Leadership reflection do you really care

It is difficult to find a leader who would answer the above question with a “No”. However, how do those you lead and serve know you care and what you care about? There are two ways to communicate your level of care: The depth of your commitment and level of accountability to your vision, your work, your teammates, and your customers communicate – you care.

What is meant by commitment? It is doing the small things consistently correct. Attention to detail in your interactions is contagious to those around you. It sends the universal message that details are important. The more you know about your endeavor and those with you on the journey, the louder the message. When you tend to details of your vision, your, work, your teammates, and customers those around you sense – you care.
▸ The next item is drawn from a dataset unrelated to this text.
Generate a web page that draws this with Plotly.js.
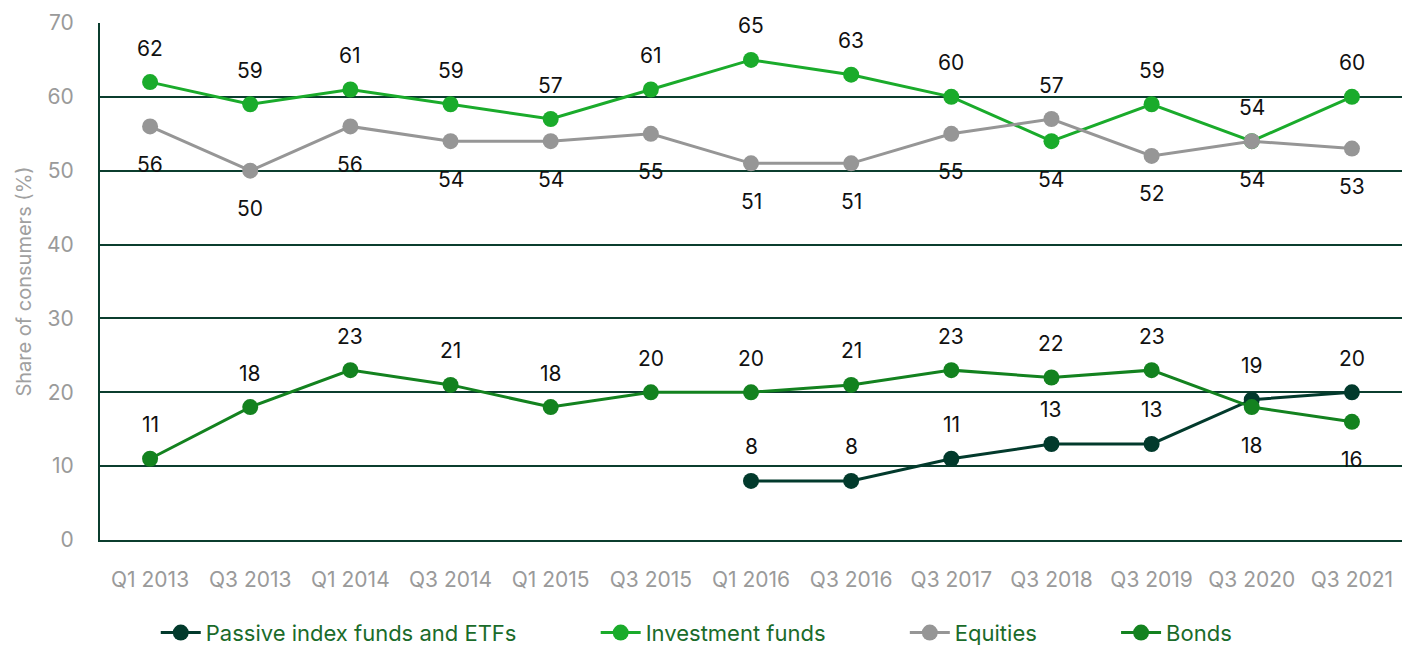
<!DOCTYPE html>
<html><head><meta charset="utf-8">
<script src="https://cdn.plot.ly/plotly-3.0.1.min.js"></script>
<style>body{margin:0;background:#fff}#c{width:1416px;height:645px}</style>
</head><body><div id="c"></div>
<script>
const categories = ["Q1 2013","Q3 2013","Q1 2014","Q3 2014","Q1 2015","Q3 2015","Q1 2016","Q3 2016","Q3 2017","Q3 2018","Q3 2019","Q3 2020","Q3 2021"];
const passive = [null,null,null,null,null,null,8,8,11,13,13,19,20];
const investment = [62,59,61,59,57,61,65,63,60,54,59,54,60];
const equities = [56,50,56,54,54,55,51,51,55,57,52,54,53];
const bonds = [11,18,23,21,18,20,20,21,23,22,23,18,16];
// label placement: 1 = above, -1 = below
const passivePos = [1,1,1,1,1,1,1,1,1,1,1,1,1];
const investmentPos = [1,1,1,1,1,1,1,1,1,-1,1,1,1];
const equitiesPos = [-1,-1,-1,-1,-1,-1,-1,-1,-1,1,-1,-1,-1];
const bondsPos = [1,1,1,1,1,1,1,1,1,1,1,-1,-1];

const series = [
  {name:"Passive index funds and ETFs", y:passive, pos:passivePos, color:"#023a2c"},
  {name:"Investment funds", y:investment, pos:investmentPos, color:"#1aab2b"},
  {name:"Equities", y:equities, pos:equitiesPos, color:"#969696"},
  {name:"Bonds", y:bonds, pos:bondsPos, color:"#13821f"}
];

const FONT = "Inter, 'Noto Sans', sans-serif";
const PAD = "\u00a0".repeat(12);
const traces = series.map(s => ({
  type:"scatter", mode:"lines+markers", name:s.name + PAD,
  x:categories, y:s.y, connectgaps:false,
  line:{color:s.color, width:3},
  marker:{color:s.color, size:16},
  hoverinfo:"skip"
}));

const annotations = [];
series.forEach(s => {
  s.y.forEach((v,i) => {
    if (v === null) return;
    annotations.push({
      x:categories[i], y:v, xref:"x", yref:"y",
      text:String(v), showarrow:false,
      yshift: s.pos[i] > 0 ? 34 : -38,
      font:{family:FONT, size:21, color:"#111"}
    });
  });
});

const layout = {
  width:1416, height:645,
  margin:{l:100, r:14, t:23, b:105},
  paper_bgcolor:"#fff", plot_bgcolor:"#fff",
  font:{family:FONT},
  showlegend:true,
  legend:{orientation:"h", xref:"container", yref:"container", x:0.11, xanchor:"left", y:0.019, yanchor:"middle",
    font:{family:FONT, size:22, color:"#1a6b2a"}, itemwidth:40, tracegroupgap:0},
  xaxis:{type:"category", range:[-0.5,12.5], showgrid:false, zeroline:false,
    showline:true, linecolor:"#0b3d2e", linewidth:2,
    tickfont:{family:FONT, size:21, color:"#9a9a9a"}, ticks:"outside", ticklen:20, tickcolor:"rgba(0,0,0,0)"},
  yaxis:{range:[0,70], dtick:10, showgrid:true, gridcolor:"#0b3d2e", gridwidth:2,
    zeroline:false, showline:true, linecolor:"#0b3d2e", linewidth:2,
    tickfont:{family:FONT, size:21, color:"#9a9a9a"}, ticks:"outside", ticklen:20, tickcolor:"rgba(0,0,0,0)",
    title:{text:"Share of consumers (%)", font:{family:FONT, size:20, color:"#a0a0a0"}, standoff:10}},
  annotations:annotations
};
Plotly.newPlot("c", traces, layout, {displayModeBar:false, staticPlot:true});
</script></body></html>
The depth of your accountability and to whom is the second element that transmits – you care. As a leader you are accountable first to yourself for your vision and work. Being true to yourself takes care of any superiors you may answer to. A close second are teammates and customers. Being able to look your teammates and customers in the eye and be accountable for your work ethic, performance, and results sends the clear message – you care.

Put the theory to the test. Pick two leaders that stand out to you as caring. Think of an icon and one of your leaders.

An icon that comes to mind is Steve Jobs. He was committed to making Apple into a force that delivered life-changing products. He was known for his relentless obsession with details, how employees performed, each product, and the Apple experience. On commitment it was clear – he cared.

On accountability, he was just as relentless. He set the vision for the company and pursued it with passion, being his own worst critic. He used continuous feedback from within Apple and customers to improve products to reach new standards. Demonstrating accountability to his teammates and customers. His methods and the fervor with his approach invite much criticism. However, there has never been any doubt – he cared.

Now put yourself to the test. Take time to reflect and provide specific examples on the following questions:

  • How committed am I to the details of the organization I lead?
    • My vision, my work, my teammates, and my customers
  • What is the depth of my accountability for my vision and work to:
    • My self, my teammates, and my customers

Consider receiving feedback by using the above questions as a 360-degree evaluation. Have your teammates and customers answer the same questions as you just did. Does the thought of asking and receiving this feedback make you nervous? Consider this: everyone except you already knows the answers. It will show your commitment and increase the depth of your accountability. Take the risk and get the feedback. It shows – you care.